Sir Tom Jones’ career was far from hurting , but 2010’s Praise & Blame earned him a new audience in unexpected circles. Those who begrudgingly allowed that he had a great voice “for that Vegasy lounge stuff” were knocked sideways as Jones ripped into a raw, pared-down set of blues and gospel, from John Lee Hooker to Sister Rosetta Tharpe. That CD’s producer was multi-instrumentalist Ethan Johns, son of famed producer/engineer Glynn Johns, and Jones wisely kept him onboard here.
The repertoire is more varied, and there are a few more instruments in spots, but it’s far from cluttered. Book-ended brilliantly by Leonard Cohen’s “Tower Of Song” and Dylan’s “When The Deal Goes Down,” the duo pulls material from McCartney, Odetta, Richard Thompson, Tom Waits, and the Low Anthem, with Jones making each song his own.

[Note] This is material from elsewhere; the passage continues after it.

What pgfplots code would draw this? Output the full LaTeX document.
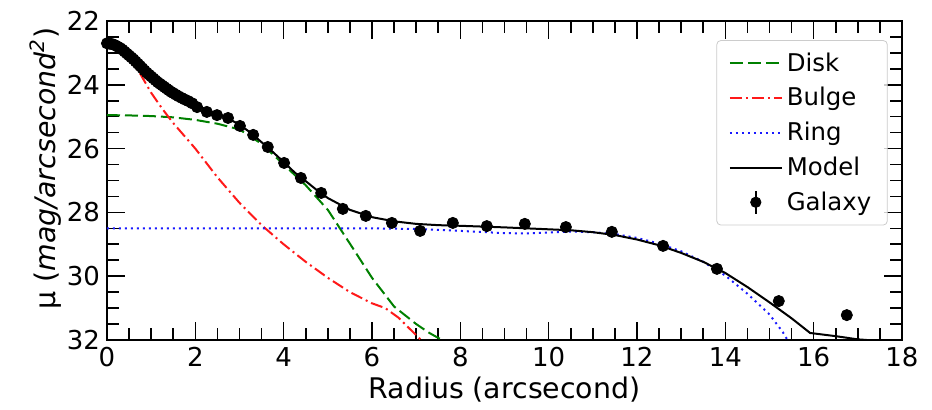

Johns plays electric, acoustic, slide, and EBow guitars (his tremolo electric’s resemblance to Pops Staples on Joe Henry’s “All Blues Hail Mary” is uncanny). Piano, accordion, drums, or bass sometimes augment, but there’s by plenty of space. Blame’s gospel thread continues with a downright spooky rendition of Blind Willie Johnson’s “Soul Of A Man.”
Jones and Johns should stick together. This partnership sounds far from tapped out.